**SHORT PROBLEM:** Note each line where "this" appears, and copy it.

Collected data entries
__________________________________________________

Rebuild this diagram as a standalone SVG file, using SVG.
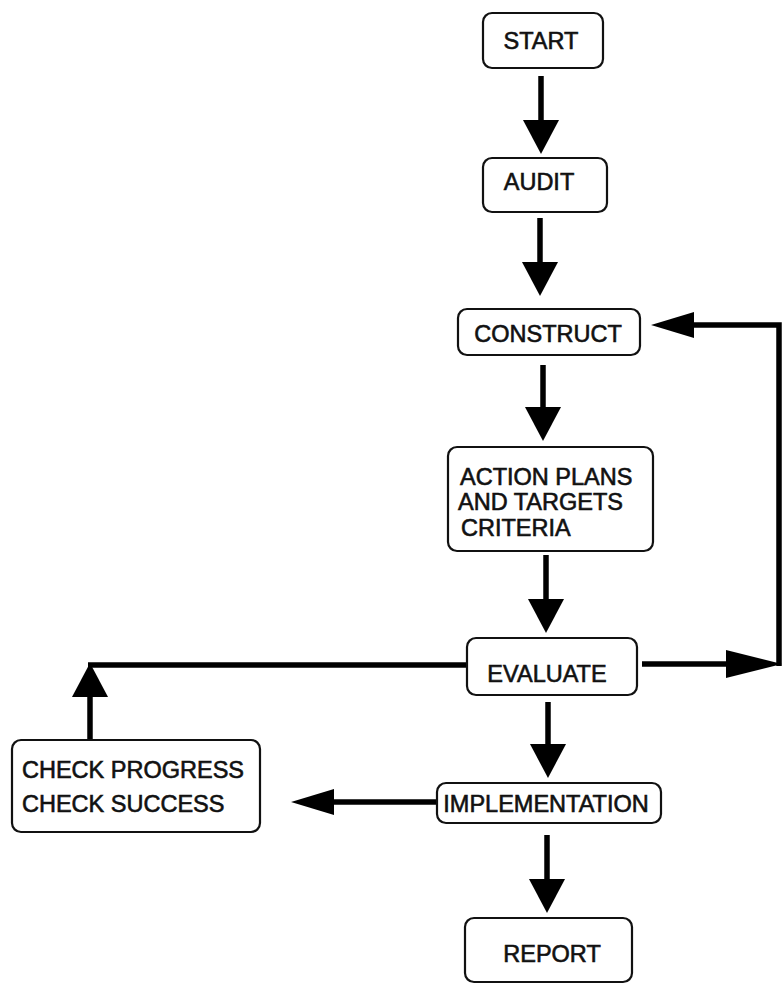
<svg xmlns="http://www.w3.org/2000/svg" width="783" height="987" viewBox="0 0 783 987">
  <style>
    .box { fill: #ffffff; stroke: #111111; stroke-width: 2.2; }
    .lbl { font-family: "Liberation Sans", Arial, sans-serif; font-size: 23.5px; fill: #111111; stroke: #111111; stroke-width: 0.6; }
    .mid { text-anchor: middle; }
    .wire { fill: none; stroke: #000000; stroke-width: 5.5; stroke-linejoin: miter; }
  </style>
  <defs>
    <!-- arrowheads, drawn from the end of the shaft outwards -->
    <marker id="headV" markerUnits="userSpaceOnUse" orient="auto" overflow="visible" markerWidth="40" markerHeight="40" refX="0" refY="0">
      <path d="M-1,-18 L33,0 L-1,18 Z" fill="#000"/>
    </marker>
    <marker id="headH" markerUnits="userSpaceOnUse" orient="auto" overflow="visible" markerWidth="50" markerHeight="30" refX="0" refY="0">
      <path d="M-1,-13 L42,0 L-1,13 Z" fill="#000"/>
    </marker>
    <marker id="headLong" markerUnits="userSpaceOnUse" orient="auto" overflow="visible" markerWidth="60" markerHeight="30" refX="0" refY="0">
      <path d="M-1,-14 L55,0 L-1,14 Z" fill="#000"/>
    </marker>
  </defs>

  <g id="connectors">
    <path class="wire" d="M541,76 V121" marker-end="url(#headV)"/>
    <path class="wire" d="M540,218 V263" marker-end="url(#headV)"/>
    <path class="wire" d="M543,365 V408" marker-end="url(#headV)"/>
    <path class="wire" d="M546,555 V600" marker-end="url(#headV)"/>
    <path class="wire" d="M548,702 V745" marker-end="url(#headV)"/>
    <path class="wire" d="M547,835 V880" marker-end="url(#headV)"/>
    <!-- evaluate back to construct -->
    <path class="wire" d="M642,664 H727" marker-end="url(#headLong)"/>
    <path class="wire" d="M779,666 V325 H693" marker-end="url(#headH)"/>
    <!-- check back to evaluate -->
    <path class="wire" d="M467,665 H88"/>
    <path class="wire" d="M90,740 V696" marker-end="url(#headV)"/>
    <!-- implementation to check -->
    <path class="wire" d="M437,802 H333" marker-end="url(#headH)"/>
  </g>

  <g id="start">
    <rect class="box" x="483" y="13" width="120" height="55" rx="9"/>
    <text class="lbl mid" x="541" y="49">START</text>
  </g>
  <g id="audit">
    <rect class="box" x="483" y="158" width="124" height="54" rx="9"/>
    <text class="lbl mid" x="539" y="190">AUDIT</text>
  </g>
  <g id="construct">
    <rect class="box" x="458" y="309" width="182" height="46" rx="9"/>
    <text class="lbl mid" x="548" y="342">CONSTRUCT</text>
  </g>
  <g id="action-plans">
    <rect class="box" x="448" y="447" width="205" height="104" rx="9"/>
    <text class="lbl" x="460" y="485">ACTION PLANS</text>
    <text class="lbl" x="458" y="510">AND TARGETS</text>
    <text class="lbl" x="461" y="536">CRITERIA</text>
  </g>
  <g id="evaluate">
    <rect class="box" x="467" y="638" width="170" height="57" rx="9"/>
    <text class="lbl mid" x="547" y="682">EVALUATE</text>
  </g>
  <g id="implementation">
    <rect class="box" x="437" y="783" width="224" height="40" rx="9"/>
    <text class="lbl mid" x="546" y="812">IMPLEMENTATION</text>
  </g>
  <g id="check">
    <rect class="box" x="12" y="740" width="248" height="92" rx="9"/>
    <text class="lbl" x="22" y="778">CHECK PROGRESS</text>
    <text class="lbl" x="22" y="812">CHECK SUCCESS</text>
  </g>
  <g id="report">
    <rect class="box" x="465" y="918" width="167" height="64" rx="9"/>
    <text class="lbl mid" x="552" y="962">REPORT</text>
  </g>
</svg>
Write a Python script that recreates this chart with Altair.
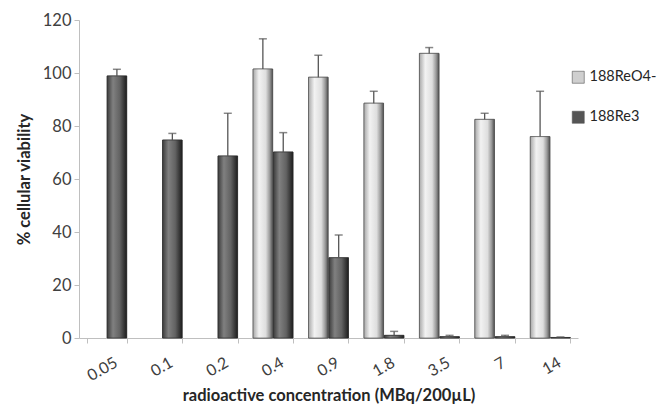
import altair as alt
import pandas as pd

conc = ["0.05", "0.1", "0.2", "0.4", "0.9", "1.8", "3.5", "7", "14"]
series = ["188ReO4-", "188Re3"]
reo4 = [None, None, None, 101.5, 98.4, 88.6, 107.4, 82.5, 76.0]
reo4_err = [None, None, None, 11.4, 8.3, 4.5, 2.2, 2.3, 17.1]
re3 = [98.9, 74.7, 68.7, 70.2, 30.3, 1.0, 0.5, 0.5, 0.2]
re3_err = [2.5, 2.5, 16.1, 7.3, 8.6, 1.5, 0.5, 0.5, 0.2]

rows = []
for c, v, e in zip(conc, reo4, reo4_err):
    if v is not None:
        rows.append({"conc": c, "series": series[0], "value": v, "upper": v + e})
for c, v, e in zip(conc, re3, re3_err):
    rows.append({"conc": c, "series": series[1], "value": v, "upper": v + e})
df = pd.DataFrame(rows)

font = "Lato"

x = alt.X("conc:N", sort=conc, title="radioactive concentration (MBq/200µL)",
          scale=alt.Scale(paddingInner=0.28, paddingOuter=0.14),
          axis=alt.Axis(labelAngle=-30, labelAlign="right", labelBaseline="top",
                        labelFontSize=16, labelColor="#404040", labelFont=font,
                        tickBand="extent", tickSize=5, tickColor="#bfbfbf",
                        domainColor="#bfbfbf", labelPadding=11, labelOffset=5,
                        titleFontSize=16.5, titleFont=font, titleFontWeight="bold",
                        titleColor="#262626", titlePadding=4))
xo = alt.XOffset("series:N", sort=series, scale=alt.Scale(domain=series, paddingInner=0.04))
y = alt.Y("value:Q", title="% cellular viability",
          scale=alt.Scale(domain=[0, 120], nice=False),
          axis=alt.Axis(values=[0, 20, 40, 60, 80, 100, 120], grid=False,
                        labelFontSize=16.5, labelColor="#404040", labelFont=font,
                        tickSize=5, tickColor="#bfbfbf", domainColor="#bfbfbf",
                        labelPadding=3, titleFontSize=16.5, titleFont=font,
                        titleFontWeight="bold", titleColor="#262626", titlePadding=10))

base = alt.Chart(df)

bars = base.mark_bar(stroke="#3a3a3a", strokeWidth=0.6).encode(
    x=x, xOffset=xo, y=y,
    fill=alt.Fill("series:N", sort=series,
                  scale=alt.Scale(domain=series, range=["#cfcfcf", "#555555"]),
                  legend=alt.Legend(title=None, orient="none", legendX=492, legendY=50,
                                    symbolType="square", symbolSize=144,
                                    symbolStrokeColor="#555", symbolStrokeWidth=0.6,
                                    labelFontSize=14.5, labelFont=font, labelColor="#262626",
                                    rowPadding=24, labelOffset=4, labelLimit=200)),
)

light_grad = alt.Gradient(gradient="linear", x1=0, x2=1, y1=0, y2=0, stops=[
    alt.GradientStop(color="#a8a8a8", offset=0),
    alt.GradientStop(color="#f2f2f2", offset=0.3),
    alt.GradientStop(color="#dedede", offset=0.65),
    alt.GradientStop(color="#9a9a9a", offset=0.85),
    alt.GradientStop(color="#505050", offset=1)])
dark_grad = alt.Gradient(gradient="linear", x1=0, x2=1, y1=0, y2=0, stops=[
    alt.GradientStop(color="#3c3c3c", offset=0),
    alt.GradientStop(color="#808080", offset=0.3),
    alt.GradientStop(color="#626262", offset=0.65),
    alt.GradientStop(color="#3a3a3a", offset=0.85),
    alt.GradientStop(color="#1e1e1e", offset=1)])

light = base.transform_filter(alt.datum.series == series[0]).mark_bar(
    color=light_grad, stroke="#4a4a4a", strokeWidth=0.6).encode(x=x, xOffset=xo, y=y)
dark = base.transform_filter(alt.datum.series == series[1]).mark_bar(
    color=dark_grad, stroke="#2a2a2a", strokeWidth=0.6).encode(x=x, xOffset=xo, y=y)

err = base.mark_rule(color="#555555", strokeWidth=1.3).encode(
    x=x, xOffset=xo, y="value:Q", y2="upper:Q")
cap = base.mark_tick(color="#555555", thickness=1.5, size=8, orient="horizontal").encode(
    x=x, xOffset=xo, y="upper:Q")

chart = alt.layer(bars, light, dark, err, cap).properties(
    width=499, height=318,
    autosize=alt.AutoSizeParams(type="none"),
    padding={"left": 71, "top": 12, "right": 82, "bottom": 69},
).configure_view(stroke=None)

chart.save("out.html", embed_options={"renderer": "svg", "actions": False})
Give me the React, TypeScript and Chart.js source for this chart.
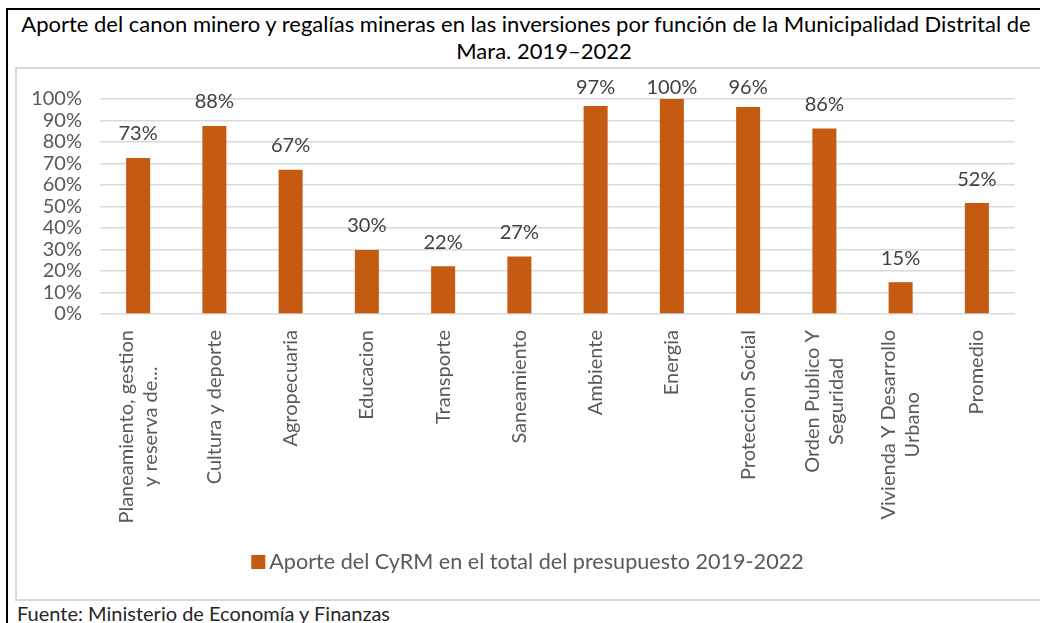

__________________________________________________

**OUTPUT BELOW:**
Rebuild this diagram as a standalone SVG file, using SVG.
Write a Python script that recreates this chart with Altair.
Give me the React, TypeScript and Chart.js source for this chart.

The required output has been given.